We can use linear-time sorting because the labels are easily indexed. Thus the time
complexity is still logarithmic per node and all together we get the time complexity of
Dijkstra, O(E log V ). Note that I arbitrarily chose to describe this using an adjacency
list representation.

A simpler variant is to use one heap and run Dijkstra once. We initialize x and y as
zero, and give each node a pair of values, representing its distance from x and y respec-
tively. We use the heap based on the minimum of the two values at each node. When
a node reaches the root, if its values are distinct, we label it as infected or protected
accordingly, and then decrease only one of the two values for each relaxed neighbor. If
both values of the root are equal, we delete it without updating neighbors.

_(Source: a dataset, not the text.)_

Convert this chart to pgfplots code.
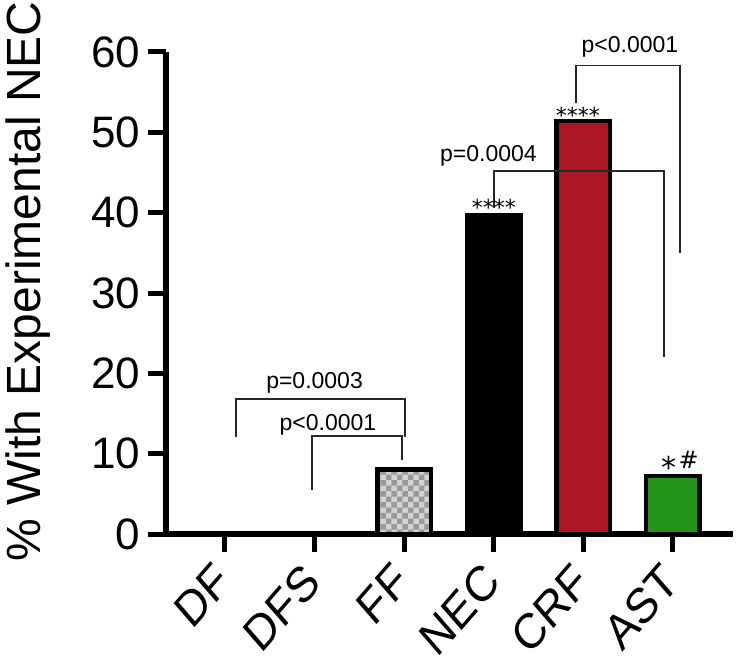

7. Prove or disprove that Dijkstra’s algorithm can be modified to work on a graph with
negative edge weights, if we first scan all edges, find the minimum weight w, and add
|w| to the weight of every edge.
Answer: The problem here is that any path is “penalized” by w times the path length.
But Dijkstra and SSSP have nothing to do with path lengths. Even on graphs with
positive weights, we simply can’t add a value to every edge and expect the solution to
remain unchanged. Suppose the source has two paths to a particular target; one using
two edges of weight w, and the other with just one edge of weight 2w+1. The shortest
path is 2w, but if we add 2 to every edge then the shortest path is the single edge of
weight 2w+3 (instead of 2w+4).

8. Let G = {V,E} be a weighted directed graph with no negative cycles. However, G
contains precisely one negative edge e, from vertex x to vertex y.

Given a source, s, show how to solve SSSP in O(E log V ) time.

Answer: The least-cost path p from s to any particular vertex v will either use e or
not. We don’t know which case holds in advance, so we compare both scenarios. In
the latter case, we would get p by running Dijkstra on the graph G−e, which is just
G with e removed. In the former case we would get p by somehow forcing the use of
e. This can be done by computing the least-cost path from s to x in G−e, adding the
weight of e, and then using y as a source to find the least-cost path to v in G−e.

Using Dijkstra, we get all of this information not only for an arbitrary v, but for all
vertices. Then for every vertex, we compare the outcome of each of the two trials, and
select the minimum.

Note that it’s also valid to run the second scenario on G instead of G−e, because the
least-cost path from s to x, as well as the least-cost path from y to v, cannot use e.
That is because there are no negative cycles.